3.5 N transporters and glutamate receptors were differentially
altered in the leaf and
SAM
Since the N distribution showed dramatic change, we specifically
screened for the N metabolism-related gene expression in the
transcriptome profile. Of the 210 N-related genes, 164 had expression
(FPKM>0.1). Among them, 158 genes were significantly
impacted by the tissue type, 109 genes were affected by N application
rate, and 94 were altered by [CO2] (Table S2).
Apparently, eCO2 exerted a less influential effect to
this specific category of genes than the N application. Further
ascribing the putative functions of those being significantly affected
by [CO2] had revealed that 20 of the 94 (21.3%)
were glutamate receptors and nitrate or ammonium transporters. In
contrast, only seven of 70 (10%) CO2 non-responsive
genes belonged to these groups.

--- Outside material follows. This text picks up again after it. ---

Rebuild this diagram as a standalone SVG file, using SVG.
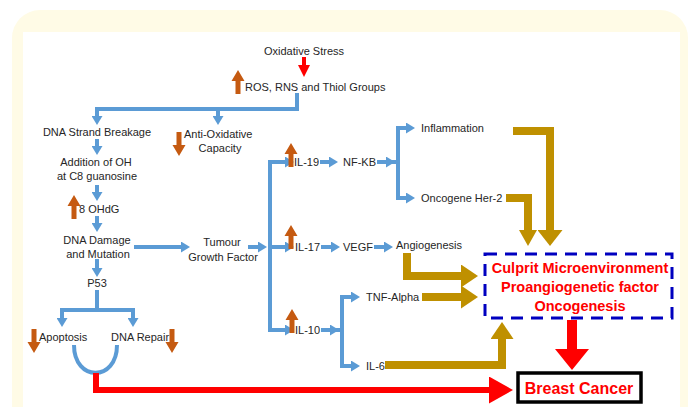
<svg xmlns="http://www.w3.org/2000/svg" xmlns:xlink="http://www.w3.org/1999/xlink" width="694" height="407" viewBox="0 0 694 407">
<style>
.t{font-family:"Liberation Sans",Arial,sans-serif;font-size:11px;fill:#262626}
.m{text-anchor:middle}
.b{fill:none;stroke:#5b9bd5;stroke-width:4}
.g{fill:none;stroke:#bf9000;stroke-width:8}
.r{fill:none;stroke:#ff0000}
.rt{font-family:"Liberation Sans",Arial,sans-serif;font-weight:bold;fill:#ff0000;text-anchor:middle}
</style>
<defs>
<marker id="bh" markerUnits="userSpaceOnUse" viewBox="0 0 9 11" markerWidth="9" markerHeight="11" refX="2" refY="5.5" orient="auto"><path d="M0,0L9,5.5L0,11z" fill="#5b9bd5"/></marker>
<marker id="gh" markerUnits="userSpaceOnUse" viewBox="0 0 17 23" markerWidth="17" markerHeight="23" refX="3" refY="11.5" orient="auto"><path d="M0,0L17,11.5L0,23z" fill="#bf9000"/></marker>
<marker id="gw" markerUnits="userSpaceOnUse" viewBox="0 0 16 25" markerWidth="16" markerHeight="25" refX="3" refY="12.5" orient="auto"><path d="M0,0L16,12.5L0,25z" fill="#bf9000"/></marker>
<marker id="gn" markerUnits="userSpaceOnUse" viewBox="0 0 16 18" markerWidth="16" markerHeight="18" refX="3" refY="9" orient="auto"><path d="M0,0L16,9L0,18z" fill="#bf9000"/></marker>
<marker id="r1" markerUnits="userSpaceOnUse" viewBox="0 0 12 12" markerWidth="12" markerHeight="12" refX="2" refY="6" orient="auto"><path d="M0,0L12,6L0,12z" fill="#ff0000"/></marker>
<marker id="r2" markerUnits="userSpaceOnUse" viewBox="0 0 21 34" markerWidth="21" markerHeight="34" refX="2" refY="17" orient="auto"><path d="M0,0L21,17L0,34z" fill="#ff0000"/></marker>
<marker id="r3" markerUnits="userSpaceOnUse" viewBox="0 0 24 27" markerWidth="24" markerHeight="27" refX="2" refY="13.5" orient="auto"><path d="M0,0L24,13.5L0,27z" fill="#ff0000"/></marker>
<path id="up" d="M0,0L6.5,11L2.5,11L2.5,24L-2.5,24L-2.5,11L-6.5,11z" fill="#c55a11"/>
<path id="dn" d="M0,24L6.5,13L2.5,13L2.5,0L-2.5,0L-2.5,13L-6.5,13z" fill="#c55a11"/>
</defs>
<rect width="694" height="407" fill="#ffffff"/>
<rect x="12" y="10" width="676" height="430" rx="28" fill="#fffbe6"/>
<rect x="23" y="32" width="657" height="380" fill="#ffffff"/>

<g id="connectors">
<path class="r" stroke-width="4" d="M304,57V67" marker-end="url(#r1)"/>
<path class="b" d="M297,93V109H97V118" marker-end="url(#bh)"/>
<path class="b" d="M218,109V118" marker-end="url(#bh)"/>
<path class="b" d="M97,139V148" marker-end="url(#bh)"/>
<path class="b" d="M97,185V194" marker-end="url(#bh)"/>
<path class="b" d="M97,216V225" marker-end="url(#bh)"/>
<path class="b" d="M134,247H183" marker-end="url(#bh)"/>
<path class="b" d="M248,247H260" marker-end="url(#bh)"/>
<path class="b" d="M97,259V270" marker-end="url(#bh)"/>
<path class="b" d="M97,290V310"/>
<path class="b" d="M97,310H62V320" marker-end="url(#bh)"/>
<path class="b" d="M97,310H133V320" marker-end="url(#bh)"/>
<path class="b" d="M74,345C74,382 117,382 117,345"/>
<path class="b" stroke-width="6" d="M270,247V162H287" marker-end="url(#bh)"/>
<path class="b" stroke-width="6" d="M270,247V330H287" marker-end="url(#bh)"/>
<path class="b" d="M270,247H287" marker-end="url(#bh)"/>
<path class="b" d="M320,162H331" marker-end="url(#bh)"/>
<path class="b" d="M377,162H388" marker-end="url(#bh)"/>
<path class="b" stroke-width="5" d="M388,162H398"/>
<path class="b" stroke-width="5" d="M398,162V128H408" marker-end="url(#bh)"/>
<path class="b" stroke-width="5" d="M398,162V198H408" marker-end="url(#bh)"/>
<path class="b" d="M321,247H333" marker-end="url(#bh)"/>
<path class="b" d="M374,247H386" marker-end="url(#bh)"/>
<path class="b" d="M321,330H332" marker-end="url(#bh)"/>
<path class="b" stroke-width="5" d="M332,330H342"/>
<path class="b" stroke-width="5" d="M342,330V297H353" marker-end="url(#bh)"/>
<path class="b" stroke-width="5" d="M342,330V366H353" marker-end="url(#bh)"/>
<path class="g" stroke-width="9" d="M513,131H550V233" marker-end="url(#gw)"/>
<path class="g" d="M506,198H528V233" marker-end="url(#gn)"/>
<path class="g" d="M407,253V276H464" marker-end="url(#gh)"/>
<path class="g" d="M422,297H464" marker-end="url(#gh)"/>
<path class="g" d="M385,365H502V336" marker-end="url(#gh)"/>
<path class="r" stroke-width="10" d="M572,320V351" marker-end="url(#r2)"/>
<path class="r" stroke-width="6" d="M96,373V390H491" marker-end="url(#r3)"/>
</g>

<g id="oxidative-stress"><text class="t m" x="304" y="55">Oxidative Stress</text></g>
<g id="ros"><use href="#up" x="238" y="70"/><text class="t" x="245" y="91">ROS, RNS and Thiol Groups</text></g>
<g id="dna-strand-breakage"><text class="t m" x="97" y="136">DNA Strand Breakage</text></g>
<g id="anti-oxidative"><use href="#dn" x="179" y="132"/><text class="t" x="184" y="138">Anti-Oxidative</text><text class="t m" x="220" y="152">Capacity</text></g>
<g id="addition-oh"><text class="t m" x="96" y="166">Addition of OH</text><text class="t m" x="97" y="180">at C8 guanosine</text></g>
<g id="ohdg"><use href="#up" x="74" y="195"/><text class="t" x="79" y="213">8 OHdG</text></g>
<g id="dna-damage"><text class="t m" x="97" y="244">DNA Damage</text><text class="t m" x="98" y="258">and Mutation</text></g>
<g id="tumour"><text class="t m" x="222" y="246">Tumour</text><text class="t m" x="223" y="261">Growth Factor</text></g>
<g id="p53"><text class="t m" x="97" y="287">P53</text></g>
<g id="apoptosis"><use href="#dn" x="34" y="329"/><text class="t" x="39" y="341">Apoptosis</text></g>
<g id="dna-repair"><use href="#dn" x="172" y="329"/><text class="t" x="111" y="341">DNA Repair</text></g>
<g id="il19"><use href="#up" x="291" y="143"/><text class="t" x="294" y="166">IL-19</text></g>
<g id="nfkb"><text class="t" x="343" y="166">NF-KB</text></g>
<g id="inflammation"><text class="t" x="421" y="132">Inflammation</text></g>
<g id="her2"><text class="t" x="421" y="202">Oncogene Her-2</text></g>
<g id="il17"><use href="#up" x="291" y="225"/><text class="t" x="295" y="251">IL-17</text></g>
<g id="vegf"><text class="t" x="343" y="251">VEGF</text></g>
<g id="angiogenesis"><text class="t" x="396" y="249">Angiogenesis</text></g>
<g id="il10"><use href="#up" x="292" y="309"/><text class="t" x="295" y="334">IL-10</text></g>
<g id="tnf"><text class="t" x="366" y="301">TNF-Alpha</text></g>
<g id="il6"><text class="t" x="366" y="370">IL-6</text></g>
<g id="microenvironment">
<rect x="485" y="254" width="187" height="64" fill="none" stroke="#0000c0" stroke-width="3" stroke-dasharray="12,8"/>
<text class="rt" x="580" y="273" font-size="14.5">Culprit Microenvironment</text>
<text class="rt" x="580" y="292" font-size="14.5">Proangiogenetic factor</text>
<text class="rt" x="580" y="311" font-size="14.5">Oncogenesis</text>
</g>
<g id="breast-cancer">
<rect x="518" y="373" width="123" height="29" fill="#ffffff" stroke="#000000" stroke-width="3.5"/>
<text class="rt" x="579" y="394" font-size="16">Breast Cancer</text>
</g>
</svg>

It seems that more N metabolite
receptors and transporters were specifically altered by
eCO2, suggesting that N redistribution/reallocation may
become more active under the eCO2. Among them, nine genes displayed
contrasting induction and suppression changes between the leaf and SAM
(Fig. 5). They were putative major facilitator family transporter
(NRT2.3a/b, LOC_Os01g50820, Fig. 5A), ammonium transporters
(LOC_Os01g61510, LOC_Os02g34580, and LOC_Os03g62200, Fig. 5B-D), high
affinity nitrate transporter (LOC_Os04g40410, Fig. 5E) and peptide
transporter PTR2 (NRT1.1a/b, LOC_Os10g40600, Fig. 5F). The others were
all putative glutamate receptors (LOC_Os06g08910, LOC_Os09g26144, and
LOC_Os09g26160, Fig. 5G-H). These genes were likely the critical
contributor to the change of N distribution among organs in the
eCO2 adaptation process in rice plant.